Representatives for the owner of three affordable housing communities met with tenants Tuesday and Wednesday to assure them that repairs from Hurricane Irma are ongoing and that rents were being adjusted to reflect the amount of damage in individual units.
“We are now in Phase 2 of construction,” said Rick White, director of asset management for AIG, the company that owns Bellevue Village and the Calabash Boom Apartments on St. John, and the Lovenlund Apartments on St. Thomas. The “safety work” – including necessary demolition, removal of downed trees, and urgent repairs – has been completed, he said.
White also said AIG was monitoring the weather and tracking potential storms. If a storm approaches, the crew on site will stop making repairs and shift its priority to storm preparation.

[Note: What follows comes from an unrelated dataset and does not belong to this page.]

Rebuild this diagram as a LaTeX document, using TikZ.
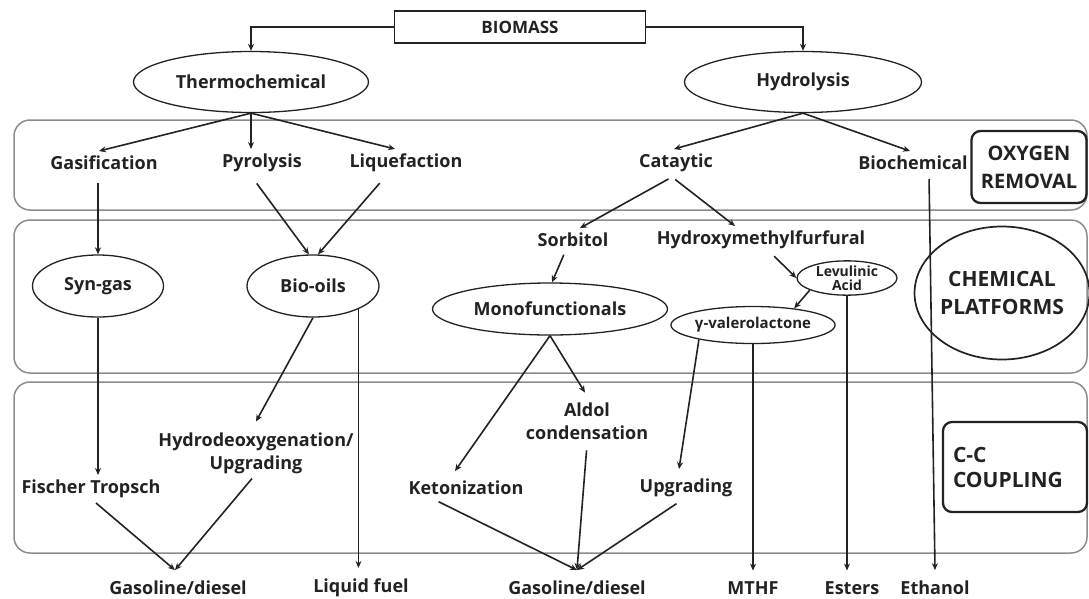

“Regardless of damage, no rent is due in October, November or December,” White told residents of the 72-unit Bellevue Village development Wednesday evening. Some tenants became alarmed on Aug. 29 when they received letters indicating a portion of their rent would be due in September, contradicting a letter sent in June which stated that all rent payments would be abated until January 2019.
“We are honoring that [June] letter,” White said.
White said tenants would soon receive a statement detailing whether they had a credit or a balance due from the months prior to the hurricane, and would receive a new adjusted rate if they suffered damage. He explained that a fund was being established to assist tenants who are still struggling financially as a result of the storm.
“We know that times are tough. AIG, with some assistance from [management company] McCormack Baron, is setting up a $250,000 fund. People will be able to apply for relief based on need,” he said.
When someone raised the issue of whether tenants would be able to eventually purchase their units as outlined in their original lease agreements, White said he could not speak to the issue of home ownership.
“I do not know much about this,” he said, adding that discussions were ongoing with AIG, the Housing Finance Authority, and Sen. Marvin Blyden. “I can assure you that it is at the top of their minds.”
Philip Roy, senior vice president of David Patillo and Associates, a construction management company brought in by AIG to oversee construction, explained to tenants at Bellevue why repairs were taking so long.
“We have 2,000 boards of dry wall on order. We’ve ordered several hundred windows, plus roofing, gutters, and doors. Some of it is still in the ports, waiting to go through Customs; some of it is still on the ocean.”
“I know we’ve dropped the ball a little in terms of communications,” Roy added. “We’re going to put your home back to better condition. We’re not going to put on a band aid. I’m not asking you to trust me. Just watch my actions.”
DPA contracted with Shear Construction to do the work at the three housing communities. Dave Marshall of Shear Construction said a crew of 20 was now living on site at Bellevue and making repairs there with the materials available. He said his crew regularly scouted Home Depot and Paradise Lumber for the arrival of new supplies. When the supplies on order arrive, more crew will be hired.
Marshall urged tenants to keep the onsite manager informed of necessary repairs, including problems such as mold and leaking windows that were not immediately apparent when the assessment team first came through last spring.
Bellevue resident Jacquelyn Parsons-Browne said tenants need to be available when crew is scheduled to work on their units.
“If you give them a hassle, you’ll get passed over. Make sure you’re home,” she said.
Tenant Keryn Bryan said that she felt much safer since Shear Construction made repairs to her roof in the past week.